(MATERIAL PROVIDED):

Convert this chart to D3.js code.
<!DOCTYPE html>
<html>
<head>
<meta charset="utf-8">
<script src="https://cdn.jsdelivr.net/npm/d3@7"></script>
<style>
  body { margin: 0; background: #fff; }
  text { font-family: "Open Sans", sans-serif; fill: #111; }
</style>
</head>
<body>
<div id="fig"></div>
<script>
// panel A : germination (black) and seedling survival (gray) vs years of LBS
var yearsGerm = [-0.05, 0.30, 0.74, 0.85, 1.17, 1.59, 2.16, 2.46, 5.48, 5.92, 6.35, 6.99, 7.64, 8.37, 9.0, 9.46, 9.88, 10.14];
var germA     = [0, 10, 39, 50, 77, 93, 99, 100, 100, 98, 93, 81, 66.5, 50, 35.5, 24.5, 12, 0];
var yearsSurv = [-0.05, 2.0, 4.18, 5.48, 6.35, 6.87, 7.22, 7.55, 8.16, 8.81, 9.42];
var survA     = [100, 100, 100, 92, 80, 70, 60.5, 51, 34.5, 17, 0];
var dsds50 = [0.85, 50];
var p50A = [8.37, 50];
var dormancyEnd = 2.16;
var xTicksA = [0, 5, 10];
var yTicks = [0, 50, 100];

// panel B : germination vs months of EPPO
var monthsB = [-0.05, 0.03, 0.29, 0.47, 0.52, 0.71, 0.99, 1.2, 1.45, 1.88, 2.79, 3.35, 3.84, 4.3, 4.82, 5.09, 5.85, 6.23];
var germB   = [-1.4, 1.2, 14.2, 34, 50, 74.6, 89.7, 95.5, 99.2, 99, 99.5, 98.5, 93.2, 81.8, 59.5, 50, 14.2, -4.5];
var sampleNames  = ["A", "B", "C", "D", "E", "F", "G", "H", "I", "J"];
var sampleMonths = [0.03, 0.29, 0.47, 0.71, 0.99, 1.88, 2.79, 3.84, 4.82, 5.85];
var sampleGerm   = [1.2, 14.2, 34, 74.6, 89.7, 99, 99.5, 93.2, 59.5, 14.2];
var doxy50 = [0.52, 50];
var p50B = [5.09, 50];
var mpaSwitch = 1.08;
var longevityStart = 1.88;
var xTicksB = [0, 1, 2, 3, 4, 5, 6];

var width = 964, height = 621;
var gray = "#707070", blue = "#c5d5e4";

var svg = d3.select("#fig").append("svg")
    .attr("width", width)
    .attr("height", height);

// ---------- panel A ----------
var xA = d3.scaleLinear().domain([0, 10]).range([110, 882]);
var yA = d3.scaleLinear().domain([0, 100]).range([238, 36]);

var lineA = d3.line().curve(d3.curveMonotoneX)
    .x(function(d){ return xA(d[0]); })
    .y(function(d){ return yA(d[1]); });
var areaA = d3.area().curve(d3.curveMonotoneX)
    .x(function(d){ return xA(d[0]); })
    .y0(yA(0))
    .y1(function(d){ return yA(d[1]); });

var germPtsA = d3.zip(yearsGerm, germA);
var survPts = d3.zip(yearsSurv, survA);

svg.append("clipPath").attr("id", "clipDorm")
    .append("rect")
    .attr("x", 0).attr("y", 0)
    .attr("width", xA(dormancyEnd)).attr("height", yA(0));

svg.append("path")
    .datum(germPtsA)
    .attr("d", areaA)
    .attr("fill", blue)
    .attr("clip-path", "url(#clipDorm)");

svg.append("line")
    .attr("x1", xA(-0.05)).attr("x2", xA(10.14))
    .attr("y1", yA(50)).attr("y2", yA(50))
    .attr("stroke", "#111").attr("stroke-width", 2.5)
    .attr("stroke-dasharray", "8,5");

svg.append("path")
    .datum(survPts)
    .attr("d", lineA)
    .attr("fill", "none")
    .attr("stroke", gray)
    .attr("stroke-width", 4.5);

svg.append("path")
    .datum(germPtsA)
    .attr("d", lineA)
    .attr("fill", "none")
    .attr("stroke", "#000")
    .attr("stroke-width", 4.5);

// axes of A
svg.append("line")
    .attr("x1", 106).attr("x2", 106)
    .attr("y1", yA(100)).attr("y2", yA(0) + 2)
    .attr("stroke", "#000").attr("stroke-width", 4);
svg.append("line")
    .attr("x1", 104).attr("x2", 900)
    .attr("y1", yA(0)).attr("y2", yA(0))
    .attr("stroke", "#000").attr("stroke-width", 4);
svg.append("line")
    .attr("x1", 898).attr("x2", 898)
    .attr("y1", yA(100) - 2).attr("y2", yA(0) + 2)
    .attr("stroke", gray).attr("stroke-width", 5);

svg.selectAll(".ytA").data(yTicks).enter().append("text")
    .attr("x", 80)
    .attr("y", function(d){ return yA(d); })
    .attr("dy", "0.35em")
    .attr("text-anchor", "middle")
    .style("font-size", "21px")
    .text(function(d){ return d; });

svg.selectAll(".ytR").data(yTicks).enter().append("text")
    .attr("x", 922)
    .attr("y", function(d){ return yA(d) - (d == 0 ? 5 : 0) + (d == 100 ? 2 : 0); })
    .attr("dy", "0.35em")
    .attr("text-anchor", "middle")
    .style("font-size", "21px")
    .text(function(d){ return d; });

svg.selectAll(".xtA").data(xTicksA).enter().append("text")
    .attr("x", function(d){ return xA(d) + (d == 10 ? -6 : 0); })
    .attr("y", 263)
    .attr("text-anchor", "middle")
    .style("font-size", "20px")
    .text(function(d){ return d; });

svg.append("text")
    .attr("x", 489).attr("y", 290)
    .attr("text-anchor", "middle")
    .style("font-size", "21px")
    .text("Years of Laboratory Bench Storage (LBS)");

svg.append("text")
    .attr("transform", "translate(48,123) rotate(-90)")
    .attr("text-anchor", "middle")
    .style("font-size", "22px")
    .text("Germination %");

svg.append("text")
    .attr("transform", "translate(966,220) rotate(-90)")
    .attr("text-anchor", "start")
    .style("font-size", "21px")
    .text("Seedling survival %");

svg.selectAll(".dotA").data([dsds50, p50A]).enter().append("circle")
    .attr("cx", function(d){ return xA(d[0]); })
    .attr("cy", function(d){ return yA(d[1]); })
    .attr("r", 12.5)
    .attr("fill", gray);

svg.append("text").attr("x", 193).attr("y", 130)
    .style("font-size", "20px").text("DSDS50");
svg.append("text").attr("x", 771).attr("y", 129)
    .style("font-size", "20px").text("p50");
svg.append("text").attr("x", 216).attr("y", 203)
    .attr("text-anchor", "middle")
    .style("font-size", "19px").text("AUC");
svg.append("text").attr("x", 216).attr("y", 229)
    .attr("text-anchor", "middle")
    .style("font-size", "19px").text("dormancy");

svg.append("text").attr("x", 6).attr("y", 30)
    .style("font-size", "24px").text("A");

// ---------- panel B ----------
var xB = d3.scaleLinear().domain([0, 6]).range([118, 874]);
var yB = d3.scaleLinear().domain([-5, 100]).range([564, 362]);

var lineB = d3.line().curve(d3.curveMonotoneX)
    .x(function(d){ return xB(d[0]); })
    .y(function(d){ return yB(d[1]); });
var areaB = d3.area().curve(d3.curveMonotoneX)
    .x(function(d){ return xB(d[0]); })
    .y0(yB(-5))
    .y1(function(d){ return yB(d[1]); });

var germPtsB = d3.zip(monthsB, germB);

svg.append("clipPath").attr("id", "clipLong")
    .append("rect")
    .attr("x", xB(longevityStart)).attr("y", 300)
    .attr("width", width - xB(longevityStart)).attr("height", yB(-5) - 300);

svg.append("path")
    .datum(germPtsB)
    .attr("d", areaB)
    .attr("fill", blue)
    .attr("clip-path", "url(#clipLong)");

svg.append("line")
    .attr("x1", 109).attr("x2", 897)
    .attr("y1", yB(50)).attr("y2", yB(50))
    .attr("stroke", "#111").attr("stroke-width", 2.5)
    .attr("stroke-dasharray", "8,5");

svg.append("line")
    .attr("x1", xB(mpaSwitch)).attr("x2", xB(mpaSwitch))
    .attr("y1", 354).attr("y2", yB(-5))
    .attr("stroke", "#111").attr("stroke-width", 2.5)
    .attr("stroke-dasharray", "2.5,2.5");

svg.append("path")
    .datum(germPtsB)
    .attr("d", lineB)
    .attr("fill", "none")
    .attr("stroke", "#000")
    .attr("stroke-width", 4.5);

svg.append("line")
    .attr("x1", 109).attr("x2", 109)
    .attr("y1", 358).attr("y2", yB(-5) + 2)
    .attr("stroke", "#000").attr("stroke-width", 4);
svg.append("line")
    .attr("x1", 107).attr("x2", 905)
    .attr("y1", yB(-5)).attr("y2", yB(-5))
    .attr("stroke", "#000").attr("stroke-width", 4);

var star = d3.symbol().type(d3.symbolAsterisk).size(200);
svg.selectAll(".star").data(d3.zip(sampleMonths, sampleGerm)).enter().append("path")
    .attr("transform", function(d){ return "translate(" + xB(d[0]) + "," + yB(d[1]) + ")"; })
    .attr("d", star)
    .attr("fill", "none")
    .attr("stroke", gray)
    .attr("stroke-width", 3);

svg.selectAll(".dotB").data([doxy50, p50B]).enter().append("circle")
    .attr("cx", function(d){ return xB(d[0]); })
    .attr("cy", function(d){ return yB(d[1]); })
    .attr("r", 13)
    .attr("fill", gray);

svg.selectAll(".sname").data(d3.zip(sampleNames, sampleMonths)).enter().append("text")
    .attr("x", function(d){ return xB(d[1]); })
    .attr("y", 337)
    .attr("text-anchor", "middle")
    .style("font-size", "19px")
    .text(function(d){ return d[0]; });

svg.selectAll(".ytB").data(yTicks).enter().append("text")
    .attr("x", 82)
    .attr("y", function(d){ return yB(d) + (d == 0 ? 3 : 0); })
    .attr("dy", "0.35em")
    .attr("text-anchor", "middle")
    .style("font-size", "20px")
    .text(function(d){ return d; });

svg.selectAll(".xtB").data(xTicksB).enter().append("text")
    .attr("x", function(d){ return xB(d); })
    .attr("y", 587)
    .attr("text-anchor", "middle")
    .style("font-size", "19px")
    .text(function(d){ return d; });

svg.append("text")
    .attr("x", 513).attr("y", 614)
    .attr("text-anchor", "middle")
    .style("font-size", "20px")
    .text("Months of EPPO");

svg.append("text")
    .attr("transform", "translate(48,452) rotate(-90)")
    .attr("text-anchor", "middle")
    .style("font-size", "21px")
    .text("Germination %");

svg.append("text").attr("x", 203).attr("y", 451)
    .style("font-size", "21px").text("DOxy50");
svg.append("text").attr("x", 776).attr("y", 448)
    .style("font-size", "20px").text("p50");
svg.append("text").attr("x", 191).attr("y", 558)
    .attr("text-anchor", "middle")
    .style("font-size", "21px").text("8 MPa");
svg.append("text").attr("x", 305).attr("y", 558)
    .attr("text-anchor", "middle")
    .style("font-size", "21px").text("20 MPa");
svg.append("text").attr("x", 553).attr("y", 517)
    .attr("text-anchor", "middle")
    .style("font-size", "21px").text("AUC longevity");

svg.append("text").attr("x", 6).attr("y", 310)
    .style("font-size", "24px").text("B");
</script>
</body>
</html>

(DIRECTIONS FOR THIS TASK):
Print only the lines from the top of the data above down to the line holding "var yTicks = [0, 50, 100];", inclusive.

(OUTPUT OF THE EXERCISE):
Convert this chart to D3.js code.
<!DOCTYPE html>
<html>
<head>
<meta charset="utf-8">
<script src="https://cdn.jsdelivr.net/npm/d3@7"></script>
<style>
  body { margin: 0; background: #fff; }
  text { font-family: "Open Sans", sans-serif; fill: #111; }
</style>
</head>
<body>
<div id="fig"></div>
<script>
// panel A : germination (black) and seedling survival (gray) vs years of LBS
var yearsGerm = [-0.05, 0.30, 0.74, 0.85, 1.17, 1.59, 2.16, 2.46, 5.48, 5.92, 6.35, 6.99, 7.64, 8.37, 9.0, 9.46, 9.88, 10.14];
var germA     = [0, 10, 39, 50, 77, 93, 99, 100, 100, 98, 93, 81, 66.5, 50, 35.5, 24.5, 12, 0];
var yearsSurv = [-0.05, 2.0, 4.18, 5.48, 6.35, 6.87, 7.22, 7.55, 8.16, 8.81, 9.42];
var survA     = [100, 100, 100, 92, 80, 70, 60.5, 51, 34.5, 17, 0];
var dsds50 = [0.85, 50];
var p50A = [8.37, 50];
var dormancyEnd = 2.16;
var xTicksA = [0, 5, 10];
var yTicks = [0, 50, 100];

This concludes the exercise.